Christie got into a heated debate last week with former White House doctor Connie Mariano who said she was concerned the governor might die in office if he were elected president.
Mariano was commenting on Christie's appearance Monday on "Late Show with David Letterman," in which the governor ate a doughnut while joking about his weight but Christie also said he is "the healthiest fat guy you've ever seen in your life."
Speaking with reporters Wednesday, Christie called Mariano "just another hack who wants 5 minutes on TV," and told her to "shut up."
In a round table appearance on ABC's "This Week," Karl said he thinks people should "give [Christie] a break" about his weight.

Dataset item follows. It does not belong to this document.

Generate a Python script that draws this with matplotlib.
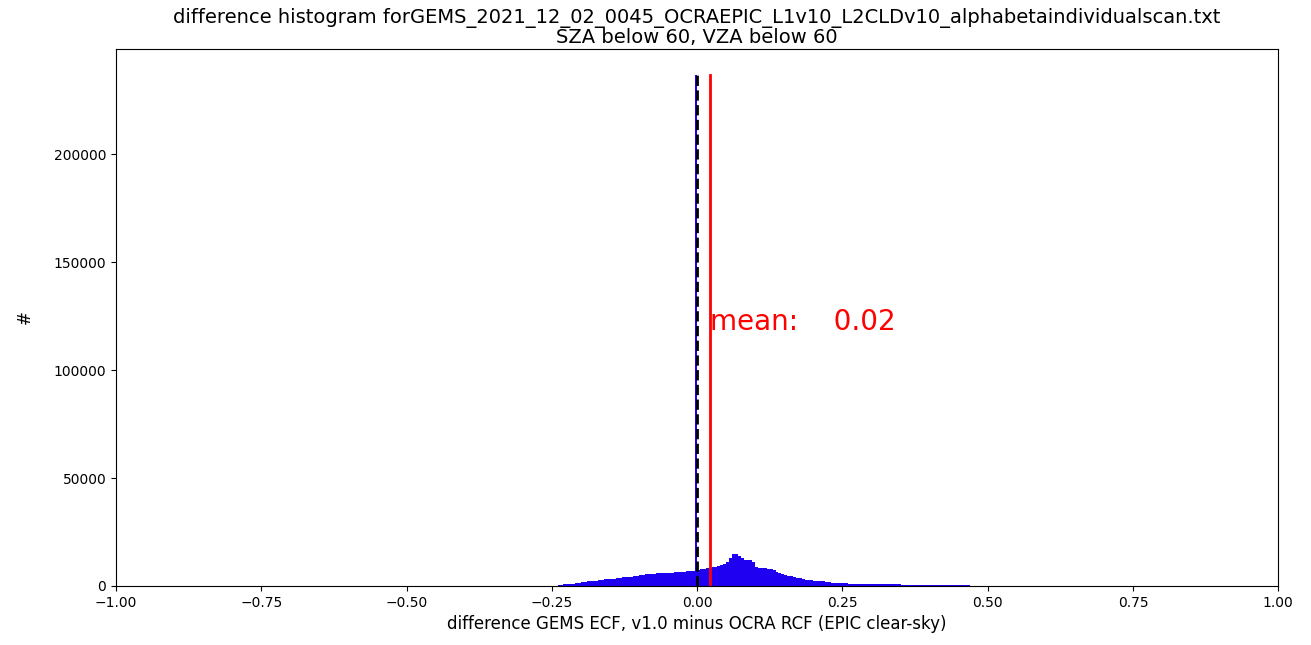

"But I will say this. If he seriously takes on the issue of his own health and his weight the way ... Mike Huckabee [did when he] first became a national figure as governor of Arkansas [and] he dealt with his own weight [and] lost 100 pounds," Karl said. "If [Christie] kind of turns this into ... a political version of 'The Biggest Loser,' Christie can gather even more support. So many Americans relate to what he is dealing with. So many of us are overweight."
Also in the round table discussion, Republican strategist Nicolle Wallace said Christie should stop telling people to "shut up" if he wants to run for president.
He's "from New Jersey, and so I think that's New Jersey for, you know, 'Give me a minute,' " she said.
She said that Christie addressing his weight with Letterman "was a very skillful political move, turning your own vulnerability or something you feel vulnerable about into something that you make fun of before anyone else does is political genius. But then it didn't take him 24 hours to reveal a rather thin-skinned side of the issue."